Но когда жизнь принимала неправильное направление и угрожала наказанием, восставали люди, не принадлежавшие к колену Левия, и огненными словами водворяли испаряющуюся из сознания народа истину на подобающее место. Такова матрица внутренней жизни всех народов, украшенных верой в Творца неба и земли.
*
Царственное священство предполагает и требует наличие мирян, которые способны не только защищать веру перед лицом внешних, но и внутри Церкви ей самой говорить нечто на пользу. В древние времена такими мирянами были благоверные князья. Они воевали, судили, решали споры, творили милостыню, покровительствовали Церкви.
В наши изменившиеся времена такими мирянами должны быть люди масштаба Хомякова и Достоевского, то есть мыслители, ученые и писатели. Их слова сегодня весят больше, чем меч-кладенец в иные эпохи. Они свободны от жесткой субординации клира, не будучи свободными от Закона Христова. Их сердце живо, но и глаза открыты. Поэтому их слово может исцелять и выводить из тупиков.

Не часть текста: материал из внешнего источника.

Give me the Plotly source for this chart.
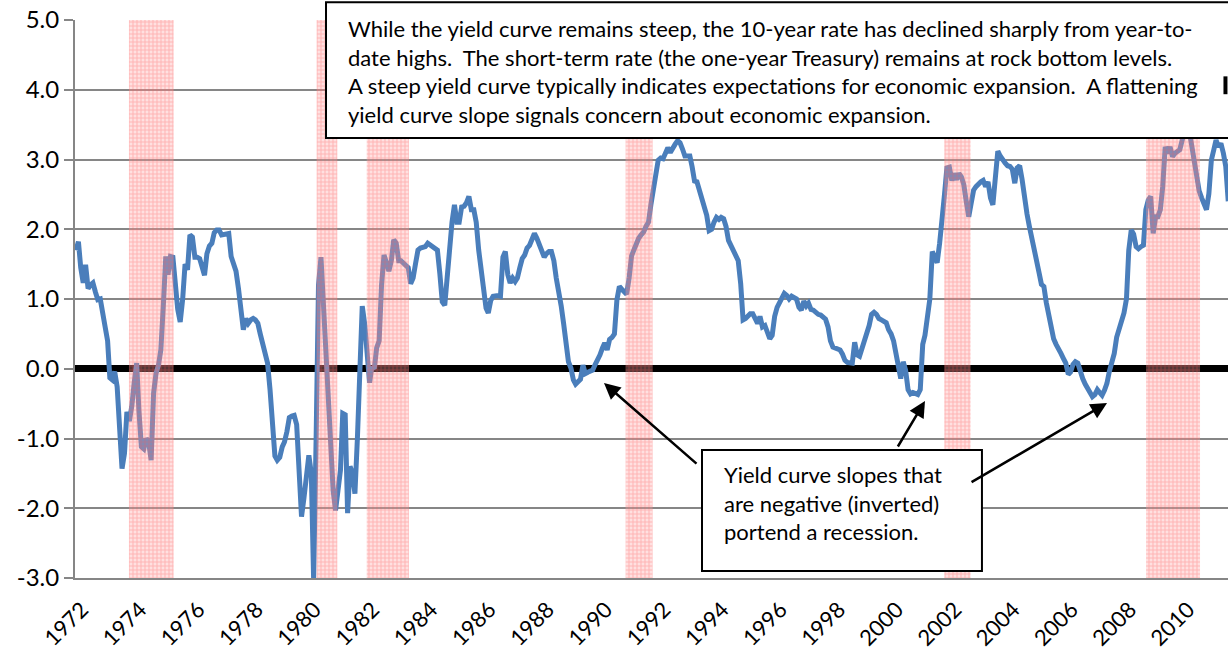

Конечно, второй Достоевский также невозможен, как и второй Исайя. Но речь о самой сути явления, а не о нюансах.
Итак, критика церковной действительности не только нужна и не грешна, но и необходима, как необходима уборка в доме перед праздниками. Она не всегда должна быть публичной, и те, кому говорят «оглашенные, изыдите», не должны быть слушателями разговоров о наших семейных проблемах.
Да и в том случае, когда далекий от молитвы человек привычно повторяет в наш адрес дежурные упреки, не всегда нужно идти напролом. Энергия сопротивления лишь увеличивает энергию бессмысленного столкновения. Иногда нужно вести себя не как вышибала, а как борец айкидо, то есть сознательной податливостью обезоружить противника.
Он тебе упрек в ожидании гневного ответа, а ты ему: «Да, я знаю и согласен. У нас есть проблемы. Но решаем их и с Божией помощью решим». Он тебе еще упрек, а ты ему: «Спасибо, любезнейший, за вашу тревогу о нас. Помолитесь пожалуйста, чтобы нам исправиться». До третьего упрека разговор может и не дойти.
Только вести вот так диалог нужно уметь, как, впрочем, и многое другое. Ну а чтобы уметь, нужно учиться. Вот так, глядишь, не просто ругая тьму, но зажигая свечи, часть мрака и разгоним. С Божией помощью.